Lastly, you might think this will be the bottleneck in your code. You're probably wrong. The right implementation is the one that is the simplest and most clear to anybody coming along reading your code. Then, if you want the best performance, run your code through a profiler and find out where to concentrate your optimization efforts. Agonizing this much over a little function when you don't even know that it's a bottleneck is silly.
And almost nobody here recognized that you were basically doing a base 3 conversion. So even your current primitive hand loop unrolling obscured your code enough that most people didn't understand it.

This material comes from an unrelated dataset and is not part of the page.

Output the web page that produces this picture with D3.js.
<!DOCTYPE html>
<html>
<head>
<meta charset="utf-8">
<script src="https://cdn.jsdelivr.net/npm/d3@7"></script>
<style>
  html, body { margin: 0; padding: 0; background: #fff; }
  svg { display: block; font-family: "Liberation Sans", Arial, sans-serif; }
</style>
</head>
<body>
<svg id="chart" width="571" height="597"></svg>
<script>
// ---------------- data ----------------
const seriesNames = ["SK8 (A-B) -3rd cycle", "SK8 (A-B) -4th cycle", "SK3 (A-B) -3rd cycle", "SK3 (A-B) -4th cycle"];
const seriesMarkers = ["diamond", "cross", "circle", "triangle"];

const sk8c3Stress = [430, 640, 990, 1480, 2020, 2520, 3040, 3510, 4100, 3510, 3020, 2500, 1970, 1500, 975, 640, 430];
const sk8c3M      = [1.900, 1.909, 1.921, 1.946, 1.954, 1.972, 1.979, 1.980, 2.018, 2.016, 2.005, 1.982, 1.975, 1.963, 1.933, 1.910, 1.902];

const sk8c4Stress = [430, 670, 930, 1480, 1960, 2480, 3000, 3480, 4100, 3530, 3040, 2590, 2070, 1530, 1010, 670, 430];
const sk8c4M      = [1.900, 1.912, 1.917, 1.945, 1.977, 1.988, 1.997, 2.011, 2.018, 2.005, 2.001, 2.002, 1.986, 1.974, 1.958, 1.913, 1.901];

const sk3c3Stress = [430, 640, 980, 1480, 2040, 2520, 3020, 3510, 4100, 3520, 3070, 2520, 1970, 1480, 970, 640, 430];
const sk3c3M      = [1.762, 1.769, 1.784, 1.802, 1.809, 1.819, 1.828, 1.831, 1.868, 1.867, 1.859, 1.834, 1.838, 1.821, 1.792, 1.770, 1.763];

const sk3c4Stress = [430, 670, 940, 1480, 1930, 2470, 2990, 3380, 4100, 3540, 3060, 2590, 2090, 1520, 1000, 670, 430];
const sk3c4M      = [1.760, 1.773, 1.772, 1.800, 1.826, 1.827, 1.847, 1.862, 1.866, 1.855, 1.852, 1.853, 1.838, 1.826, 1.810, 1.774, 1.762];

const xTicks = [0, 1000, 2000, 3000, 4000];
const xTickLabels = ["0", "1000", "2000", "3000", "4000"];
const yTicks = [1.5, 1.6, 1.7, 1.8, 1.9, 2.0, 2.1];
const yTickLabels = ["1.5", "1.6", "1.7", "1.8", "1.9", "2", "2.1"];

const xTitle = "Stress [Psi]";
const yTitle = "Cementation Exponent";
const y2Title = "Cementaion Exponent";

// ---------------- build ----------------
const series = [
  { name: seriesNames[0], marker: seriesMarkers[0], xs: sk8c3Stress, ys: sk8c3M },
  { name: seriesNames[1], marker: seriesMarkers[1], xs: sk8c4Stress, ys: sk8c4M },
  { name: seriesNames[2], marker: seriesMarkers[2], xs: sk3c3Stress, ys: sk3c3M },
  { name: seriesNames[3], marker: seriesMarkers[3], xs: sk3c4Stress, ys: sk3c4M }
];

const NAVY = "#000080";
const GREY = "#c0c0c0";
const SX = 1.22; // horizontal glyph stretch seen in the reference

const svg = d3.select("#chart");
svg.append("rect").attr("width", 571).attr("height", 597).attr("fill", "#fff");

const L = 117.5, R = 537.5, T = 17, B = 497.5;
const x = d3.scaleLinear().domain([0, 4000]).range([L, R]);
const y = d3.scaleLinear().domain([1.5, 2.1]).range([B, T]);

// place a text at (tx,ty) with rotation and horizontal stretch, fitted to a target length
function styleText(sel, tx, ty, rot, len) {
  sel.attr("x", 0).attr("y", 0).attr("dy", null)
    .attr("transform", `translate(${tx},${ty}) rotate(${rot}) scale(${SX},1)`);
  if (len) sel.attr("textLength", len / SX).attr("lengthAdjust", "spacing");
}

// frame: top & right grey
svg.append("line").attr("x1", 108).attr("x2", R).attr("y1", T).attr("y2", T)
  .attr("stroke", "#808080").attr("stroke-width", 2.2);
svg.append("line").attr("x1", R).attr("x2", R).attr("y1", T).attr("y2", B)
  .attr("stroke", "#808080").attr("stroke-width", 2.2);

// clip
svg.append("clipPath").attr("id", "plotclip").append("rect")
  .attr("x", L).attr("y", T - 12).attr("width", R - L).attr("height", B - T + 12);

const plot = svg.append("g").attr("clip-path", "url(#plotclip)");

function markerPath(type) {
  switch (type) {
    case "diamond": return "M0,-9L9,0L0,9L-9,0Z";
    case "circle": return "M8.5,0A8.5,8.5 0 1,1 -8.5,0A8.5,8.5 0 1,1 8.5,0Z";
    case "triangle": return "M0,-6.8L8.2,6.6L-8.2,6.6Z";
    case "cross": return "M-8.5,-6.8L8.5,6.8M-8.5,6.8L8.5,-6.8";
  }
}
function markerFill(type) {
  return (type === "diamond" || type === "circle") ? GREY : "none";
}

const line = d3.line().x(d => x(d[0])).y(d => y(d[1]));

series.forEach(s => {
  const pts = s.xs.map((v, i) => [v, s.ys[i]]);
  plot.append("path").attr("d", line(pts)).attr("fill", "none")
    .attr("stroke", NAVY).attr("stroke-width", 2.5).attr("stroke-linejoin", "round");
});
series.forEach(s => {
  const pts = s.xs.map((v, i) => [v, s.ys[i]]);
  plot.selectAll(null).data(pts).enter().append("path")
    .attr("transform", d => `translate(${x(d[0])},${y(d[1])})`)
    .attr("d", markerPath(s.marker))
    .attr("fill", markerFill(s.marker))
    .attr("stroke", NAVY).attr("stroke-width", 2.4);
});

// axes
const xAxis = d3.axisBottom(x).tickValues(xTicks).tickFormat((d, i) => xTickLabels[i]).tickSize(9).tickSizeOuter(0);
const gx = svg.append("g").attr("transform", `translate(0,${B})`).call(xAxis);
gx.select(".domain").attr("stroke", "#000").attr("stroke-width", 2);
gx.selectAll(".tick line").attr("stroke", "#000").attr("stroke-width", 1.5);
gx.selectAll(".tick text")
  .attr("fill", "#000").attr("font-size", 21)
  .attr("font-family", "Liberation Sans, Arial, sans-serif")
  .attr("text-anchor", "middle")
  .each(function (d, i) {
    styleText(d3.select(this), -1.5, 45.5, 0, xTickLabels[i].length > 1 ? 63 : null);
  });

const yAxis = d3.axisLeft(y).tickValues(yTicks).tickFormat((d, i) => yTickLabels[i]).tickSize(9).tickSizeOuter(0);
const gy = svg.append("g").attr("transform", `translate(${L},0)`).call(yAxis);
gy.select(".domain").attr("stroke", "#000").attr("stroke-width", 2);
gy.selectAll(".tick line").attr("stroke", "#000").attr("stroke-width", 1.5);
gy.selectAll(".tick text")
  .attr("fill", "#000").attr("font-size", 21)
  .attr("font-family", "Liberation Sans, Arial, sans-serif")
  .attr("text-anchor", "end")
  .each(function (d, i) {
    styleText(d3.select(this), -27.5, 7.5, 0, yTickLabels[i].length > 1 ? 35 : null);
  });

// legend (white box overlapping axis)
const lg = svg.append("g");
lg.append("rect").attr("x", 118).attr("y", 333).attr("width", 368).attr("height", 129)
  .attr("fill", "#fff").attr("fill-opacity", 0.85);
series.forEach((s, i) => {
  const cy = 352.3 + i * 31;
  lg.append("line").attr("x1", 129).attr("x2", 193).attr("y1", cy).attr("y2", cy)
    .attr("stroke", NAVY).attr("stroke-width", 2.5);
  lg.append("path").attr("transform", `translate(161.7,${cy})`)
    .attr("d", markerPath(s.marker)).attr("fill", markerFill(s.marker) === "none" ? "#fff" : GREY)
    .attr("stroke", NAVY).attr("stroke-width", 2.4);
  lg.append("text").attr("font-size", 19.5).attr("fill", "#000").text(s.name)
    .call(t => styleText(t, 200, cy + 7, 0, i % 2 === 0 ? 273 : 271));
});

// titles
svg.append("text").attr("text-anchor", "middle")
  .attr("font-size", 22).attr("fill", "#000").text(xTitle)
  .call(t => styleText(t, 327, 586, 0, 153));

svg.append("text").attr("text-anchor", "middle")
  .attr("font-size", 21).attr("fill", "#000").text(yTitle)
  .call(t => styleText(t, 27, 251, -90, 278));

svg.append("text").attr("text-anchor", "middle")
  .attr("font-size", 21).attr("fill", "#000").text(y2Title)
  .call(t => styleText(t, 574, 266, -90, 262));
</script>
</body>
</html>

Edit: In fact, I looked at the assembly output. On an x86_64 platform the lookup table buys you nothing and may in fact be counter-productive because of its affect on the cache. The compiler generates leaq (%rdx,%rdx,2), %rdx
in order to multiply by 3. Fetching from a table would be something like moveq (%rdx,%rcx,8), %eax
, which is basically the same speed aside from requiring a fetch from memory (which might be very expensive). So it's almost certain that my code with the gcc option -funroll-loops
is significantly faster than your attempt to optimize by hand.
The lesson here is that the compiler does a much, much better job of optimization than you can. Just make your code as clear and readable to others as possible and let the compiler do the work. And making it clear to others has the additional advantage of making it easier for the compiler to do its job.